Showing posts with label RAM. Show all posts
Showing posts with label RAM. Show all posts

Sunday, September 09, 2018

Slipping, Sputtering and Aging




Our mental gearing sputters and slips as we age. Things get muddled. A skinny old lady I know confuses the words genealogist and gynecologist. Granted they’re similar---one looks up your history and one looks up your...

A long life history gets condensed. “It’s from that great little store in the mall,” my 88-year-old Mother in law says.  “We used to pop in there all the time!”  She hands me the battery charger and has me read the product logo---Radio Shack. I inform her that Radio Shack has gone the way of the dinosaur.  Age old events merge with events from last week.

Time-lines shrink so there is only what was and what is---and they connect. A vacation taken thirty years ago is recounted like it was last week. Last week’s adventures have dropped off the time-line altogether. Whatever grey matter tethers time to memory dissipates.  The belts slip maybe or connections misfire.
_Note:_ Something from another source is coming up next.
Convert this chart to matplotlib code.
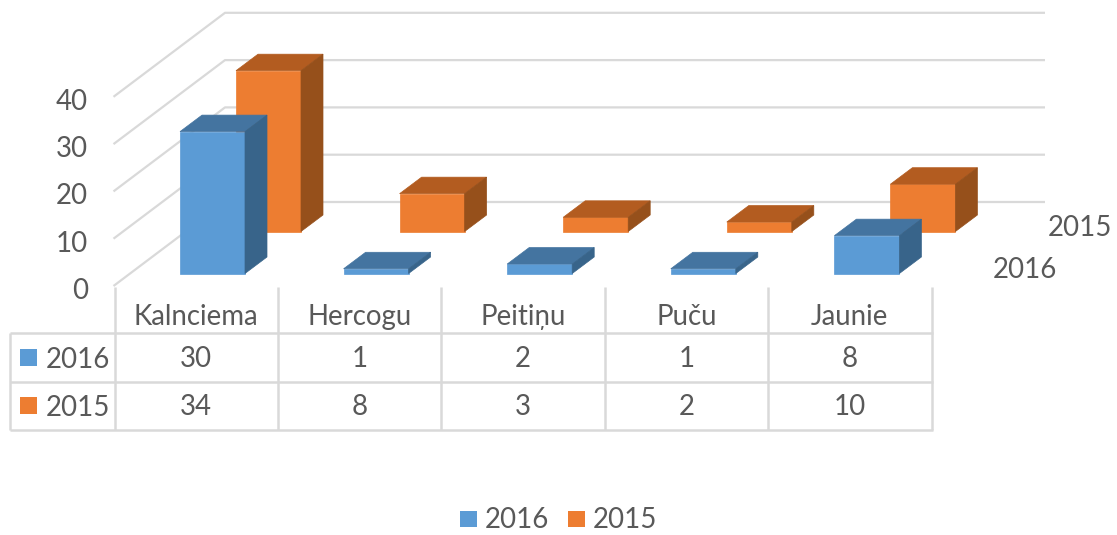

RAM is disrupted. Roughly 40 per cent of people over the age of 65 experience some form of memory loss. Oddly enough professionals say this isn’t an issue unless you don’t think it’s an issue.  Being cognizant of loss is good. 

“Unfortunately, in most cases, there are no obvious signs a timing belt is near death; it will just break.” For cars you replace the belt before it blows.  We just fray. Experts say routine helps.  An investment in life helps. Both body and brain strengthening exercises.  Then the last seconds; power doesn’t come, engine seizes, body stops with a jar as hitting a wall. Cam, crankshaft collapse. “Furthermore, men are afraid of a high place and terrors on the road…For man goes to his eternal home while mourners go about in the street.”

Thursday, November 01, 2012

Memory, Retrieval And Story


“We don’t have memory problems, we have retrieval problems,” says a friend. There is something about having a child that prods memory. This week my daughter anguished over her pre-calc at a level that was painful for a father to watch. I flashed back to my childhood. I hated math. I had significant math anxiety. I remember crying because it made no sense to me yet I still had to produce.

Tonight the kid was working on Spanish homework via a computer program. As I let my mind wander (as I accessed the file marked ‘Spanish’) I remembered a song I enjoyed when I was in Taxco, Mexico. Thinking of the song brought back other memories of my trips to Mexico.

Memory is an interesting animal. One day late in my fathers’ struggle with Alzheimer’s he was recounting to me the loves he had over his life. He started fine but soon into the story I realized that he was combining elements of his early life with the current. As an example he told of a high school sweetheart of his and how their love didn’t last because he lost her on 9/11. The memories were there, just the ends threaded together without the middle.

I am hopeful that despite loss of RAM I am still able to retrieve memories and data as I age. Part of me suspects that my stories will be lost both to time and to access. That is one reason I blog. To set down the stories. The ‘cloud’ will remember long past my capability to do so.